Up and down we went until we reached the end of the road and where I entered the Malealea Lodge. A small boy sitting outside the lodge greeted me with a warm smile and a wave. It was a nice gesture to brighten my weary self after I had literally been traveling all day. I entered the Lodge where I met Bokon who helped me get checked in. There was some mix up with my rooming situation, as apparently they were not expecting me until tomorrow and they had me in a super expensive suite hut. Thankfully we were able to fix it and now I have the basic Basotho forest hut with community bathrooms. It’s really nice, and I don’t think I would have needed all that extra stuff anyways.
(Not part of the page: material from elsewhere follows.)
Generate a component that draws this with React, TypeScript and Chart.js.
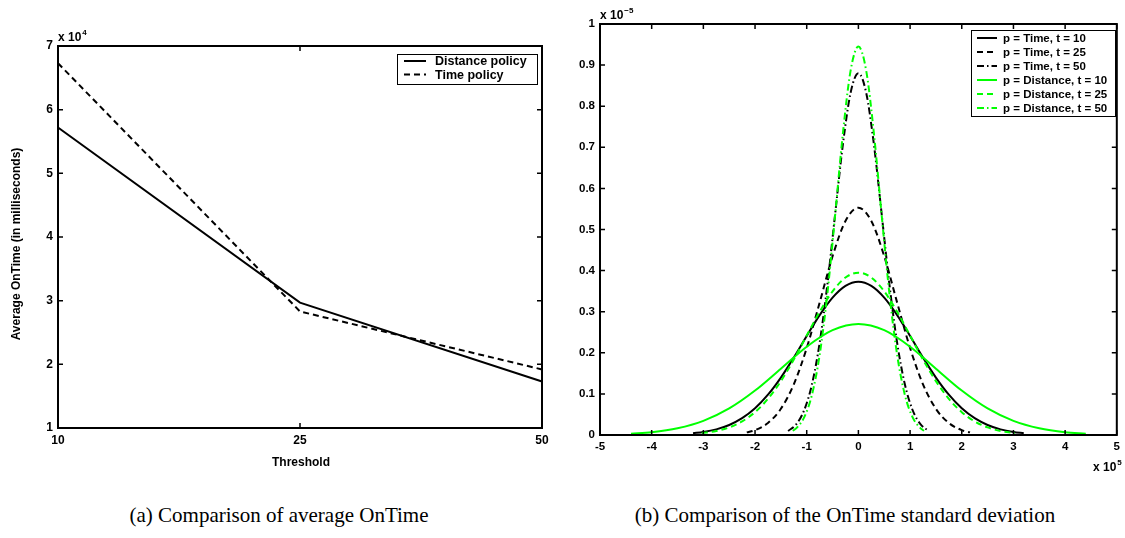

Bokon took me to my hut and I got settled in. I then walked through a small patch of forest and up a hill where I saw a local band and choir performing for the people at the lodge. I met some of the guys who work here doing the tours and who live in the village down the street. They were pretty cool, I might have one of them as a guide for my Pony Trek to the falls.

After listening to the music I went into the dining room to have dinner. When I got there I noticed that the tables were labeled by groups and families. I didn’t have anyone to sit with, so I asked a lone woman if I could sit with her. She couldn’t speak much English but she was more than happy to allow me to join her at the table. Soon her husband came to join us as well. Their names are Aya and Take and they are from Japan. They are on holiday for 3 weeks, visiting several countries in Southern Africa. We had a really good time at dinner. All through the meal we were laughing because we kept stealing bread from other tables for our lunch tomorrow and hiding it from other people. They were surprised when Take said the rice soup looked like miso soup and I said: “I love miso!” They asked me about my work in South Africa and I asked them about theirs in Japan. Aya is a house wife and Take teachers Japanese at a high school. After the main dish was served—pap, spinach and corn, steak, and banana bread with custard, I said goodbye and came back to the hut to write. The power goes out at 10—the huts only have power from 5 to 10pm because of a generator. When the lights go out everything will be dark, and you’ll be able to see every star in the Southern hemisphere.